Bar histograms display vagus nerve-induced NTS neuronal activity without EA (Panel A) and with EA stimulation at P5–6 (Panels B and C). Iontophoresis of saline into the NTS did not influence the modulatory effect of EA (Panel B). *Indicates significant difference compared to activity prior to onset of EA (Panel B). Blockade of opioid receptor with iontophoresis of naloxone in the NTS reversed the EA effect (c) compared to vagal evoked activity prior to the blockade (b) for over 20 min (Panel C). Letters in a–e shown in the bars correspond with peristimulus histograms displayed to the right. *Indicates significant difference compared to control activity (a), while ^#shows significant difference compared to preceding (b) EA response. An example of recorded spike activity is shown above e.

Figure 5

Bar graphs display inhibition of vagally evoked activity of cardiovascular NTS neurons by EA at acupoints ST36–37, LI6–7 and G37–39. Panel A1 shows group data of NTS neuronal activity evoked by brief stimulation of vagus and acupoints at P5–6, ST36–37, LI6–7 and G37–39. Examples of NTS evoked activity by brief stimulation at P5–6 (a), ST36–37 (b) and LI6–7 (c) are shown in Panel A2. Peristimulus time histograms a, b, c correspond to letters in bars shown in Panel A1. Thirty-min EA application at ST36–37 inhibited vagally evoked NTS activity shown in Panel B1. Inset displays a vagally evoked NTS action potential.
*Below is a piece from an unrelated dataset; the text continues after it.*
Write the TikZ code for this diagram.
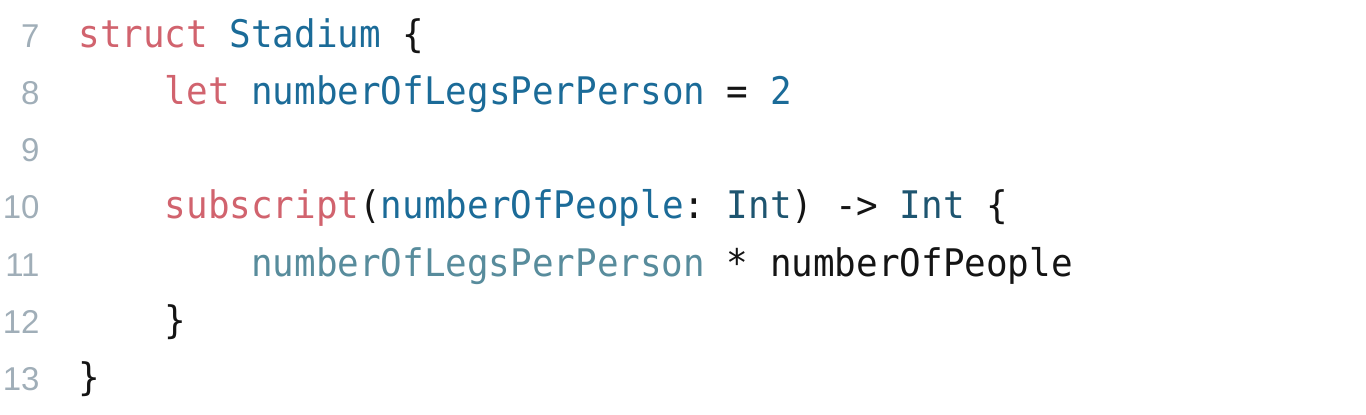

Panel B2 displays peristimulus histograms of NTS neuronal activity with letters a, b and c corresponding to the bar graph in Panel B1. In contrast to ST36–37 (Panel B1), EA at LI6–7 or G37–39 did not inhibit the vagally evoked NTS discharge (Panels C and D). (^†), *In Panel A1 indicate significant difference comparing LI6–7 and G37–39 evoked activity to vagally evoked discharge (^†) and to P5–6 and ST36–37 induced activity (*). *In Panel B1 indicates significant difference compared to activity before onset of EA.

Figure 6

Composite map displays sites of microinjections, iontophoresis and extracellular recordings in intermediate NTS of cats. For ease of representation, all recording sites are displayed on the right and microinjections on the left. (*), sites located within NTS. O, control site outside intermediate NTS. Coronal section is 0 to 0.6 mm rostral to obex.